Skipping all pictures, set down the lines of the listing from the first through the one with "plt.rcParams['font.family'] = ['Liberation".

Data block:
+ + + + + + +

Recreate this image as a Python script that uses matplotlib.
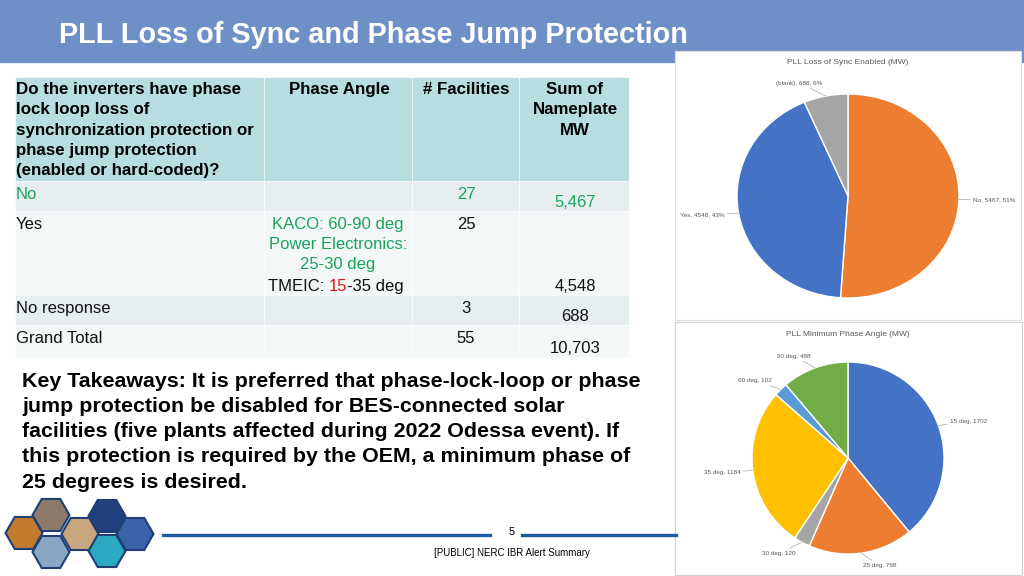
import numpy as np
import matplotlib
matplotlib.use("Agg")
import matplotlib.pyplot as plt
from matplotlib.patches import Rectangle, RegularPolygon

plt.rcParams['font.family'] = ['Liberation Sans', 'DejaVu Sans']

# Tabell-data
table_header = ["Do the inverters have phase\nlock loop loss of\nsynchronization protection or\nphase jump protection\n(enabled or hard-coded)?",
                "Phase Angle", "# Facilities", "Sum of\nNameplate\nMW"]
answers = ["No", "Yes", "No response", "Grand Total"]
facilities = [27, 25, 3, 55]
nameplate_mw = [5467, 4548, 688, 10703]

# Pie-data
sync_labels = ["No", "Yes", "(blank)"]
sync_mw = [5467, 4548, 688]
sync_pct = [51, 43, 6]
angle_labels = ["15 deg", "25 deg", "30 deg", "35 deg", "60 deg", "90 deg"]
angle_mw = [1702, 768, 120, 1184, 102, 488]

takeaways = ("Key Takeaways: It is preferred that phase-lock-loop or phase\n"
             "jump protection be disabled for BES-connected solar\n"
             "facilities (five plants affected during 2022 Odessa event). If\n"
             "this protection is required by the OEM, a minimum phase of\n"
             "25 degrees is desired.")

green = "#1aa35a"
W, H = 1024, 576

fig = plt.figure(figsize=(10.24, 5.76), dpi=100)
bg = fig.add_axes([0, 0, 1, 1])
bg.set_xlim(0, W)
bg.set_ylim(H, 0)
bg.axis("off")

# Rubrik
bg.add_patch(Rectangle((0, 0), W, 62, color="#6f8fc7", zorder=0))
bg.text(59, 35, "PLL Loss of Sync and Phase Jump Protection", color="white",
        fontsize=20.8, fontweight="bold", va="center")

# Tabell
col_edges = [16, 265, 413, 520, 630]
row_edges = [78, 181, 211, 295, 325, 357]
row_fill = ["#e6eef0", "#f3f7f8", "#e6eef0", "#f3f7f8"]
for c in range(4):
    x0, x1 = col_edges[c], col_edges[c + 1] - 2
    bg.add_patch(Rectangle((x0, row_edges[0]), x1 - x0, row_edges[1] - row_edges[0] - 1,
                           color="#b7dde1", zorder=1))
    for r in range(4):
        y0, y1 = row_edges[r + 1] + 1, row_edges[r + 2] - 1
        bg.add_patch(Rectangle((x0, y0), x1 - x0, y1 - y0, color=row_fill[r], zorder=1))

fs_h = 12.2
fs = 12.0
bg.text(16, 82, table_header[0], fontsize=fs_h, fontweight="bold", va="top", linespacing=1.44)
for c in range(1, 4):
    xc = (col_edges[c] + col_edges[c + 1]) / 2
    bg.text(xc, 82, table_header[c], fontsize=fs_h, fontweight="bold", va="top",
            ha="center", linespacing=1.44)

for r in range(4):
    top, bot = row_edges[r + 1], row_edges[r + 2]
    col = green if r == 0 else "#111111"
    bg.text(16, top + 6, answers[r], fontsize=fs, va="top", color=col)
    bg.text(466, top + 6, str(facilities[r]), fontsize=fs, va="top", ha="center", color=col)
    bg.text(575, bot - 1, f"{nameplate_mw[r]:,}", fontsize=fs, va="bottom", ha="center", color=col)

# Phase Angle för "Yes"
bg.text(338, 217, "KACO: 60-90 deg\nPower Electronics:\n25-30 deg", fontsize=fs,
        va="top", ha="center", color=green, linespacing=1.42)
t1 = bg.text(268, 294, "TMEIC: ", fontsize=fs, va="bottom", color="#111111")
t2 = bg.annotate("15", xy=(1, 0), xycoords=t1, va="bottom", fontsize=fs, color="#e8141b")
bg.annotate("-35 deg", xy=(1, 0), xycoords=t2, va="bottom", fontsize=fs, color="#111111")

# Key takeaways
bg.text(22, 372, takeaways, fontsize=15.4, fontweight="bold", va="top", linespacing=1.41)

# Sidfot
bg.plot([163, 490], [535, 535], color="#1f5aa6", lw=2.4)
bg.plot([522, 676], [535, 535], color="#1f5aa6", lw=2.4)
bg.text(512, 532, "5", fontsize=8, ha="center", va="center")
bg.text(512, 553, "[PUBLIC] NERC IBR Alert Summary", fontsize=7, ha="center", va="center")

# Logo med hexagoner
hex_pos = [(24, 533), (51, 515), (51, 552), (80, 534), (107, 516), (107, 551), (135, 534)]
hex_col = ["#c27a2c", "#8c7b6b", "#8aa6c4", "#c9a77e", "#21407f", "#2ba9c2", "#3a62a8"]
for (hx, hy), hc in zip(hex_pos, hex_col):
    bg.add_patch(RegularPolygon((hx, hy), 6, radius=18.5, orientation=np.pi / 6,
                                facecolor=hc, edgecolor="#1f3f75", lw=1.5, zorder=2))

# Pie-paneler
bg.add_patch(Rectangle((675, 51), 346, 269, facecolor="white", edgecolor="#e0e0e0", lw=0.8, zorder=1))
bg.add_patch(Rectangle((675, 322), 347, 253, facecolor="white", edgecolor="#d0d0d0", lw=0.8, zorder=1))
bg.text(848, 62, "PLL Loss of Sync Enabled (MW)", fontsize=6, color="#595959", ha="center", va="center")
bg.text(848, 334, "PLL Minimum Phase Angle (MW)", fontsize=6, color="#595959", ha="center", va="center")


def pie_ax(cx, cy, rx, ry):
    return fig.add_axes([(cx - rx) / W, 1 - (cy + ry) / H, 2 * rx / W, 2 * ry / H])


def add_labels(ax, wedges, texts, dist=1.13):
    for w, t in zip(wedges, texts):
        th = np.deg2rad((w.theta1 + w.theta2) / 2)
        x, y = np.cos(th), np.sin(th)
        ax.annotate(t, xy=(x, y), xytext=(dist * x, dist * y),
                    ha="left" if x > 0 else "right", va="center", fontsize=4.6,
                    color="#595959", annotation_clip=False,
                    arrowprops=dict(arrowstyle="-", color="#a6a6a6", lw=0.5,
                                    shrinkA=0, shrinkB=0))


ax1 = pie_ax(848, 196, 111, 102)
w1, _ = ax1.pie(sync_mw, startangle=90, counterclock=False,
                colors=["#ed7d31", "#4472c4", "#a5a5a5"],
                wedgeprops=dict(edgecolor="white", linewidth=1))
ax1.set_aspect("auto")
ax1.set_xlim(-1, 1)
ax1.set_ylim(-1, 1)
add_labels(ax1, w1, [f"{l}, {v}, {p}%" for l, v, p in zip(sync_labels, sync_mw, sync_pct)])

ax2 = pie_ax(848, 458, 96, 96)
w2, _ = ax2.pie(angle_mw, startangle=90, counterclock=False,
                colors=["#4472c4", "#ed7d31", "#a5a5a5", "#ffc000", "#5b9bd5", "#70ad47"],
                wedgeprops=dict(edgecolor="white", linewidth=1))
ax2.set_aspect("auto")
ax2.set_xlim(-1, 1)
ax2.set_ylim(-1, 1)
add_labels(ax2, w2, [f"{l}, {v}" for l, v in zip(angle_labels, angle_mw)])

fig.savefig("out.png", dpi=100)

+ + + + + + +

Answer for this exercise:
Recreate this image as a Python script that uses matplotlib.
import numpy as np
import matplotlib
matplotlib.use("Agg")
import matplotlib.pyplot as plt
from matplotlib.patches import Rectangle, RegularPolygon

plt.rcParams['font.family'] = ['Liberation Sans', 'DejaVu Sans']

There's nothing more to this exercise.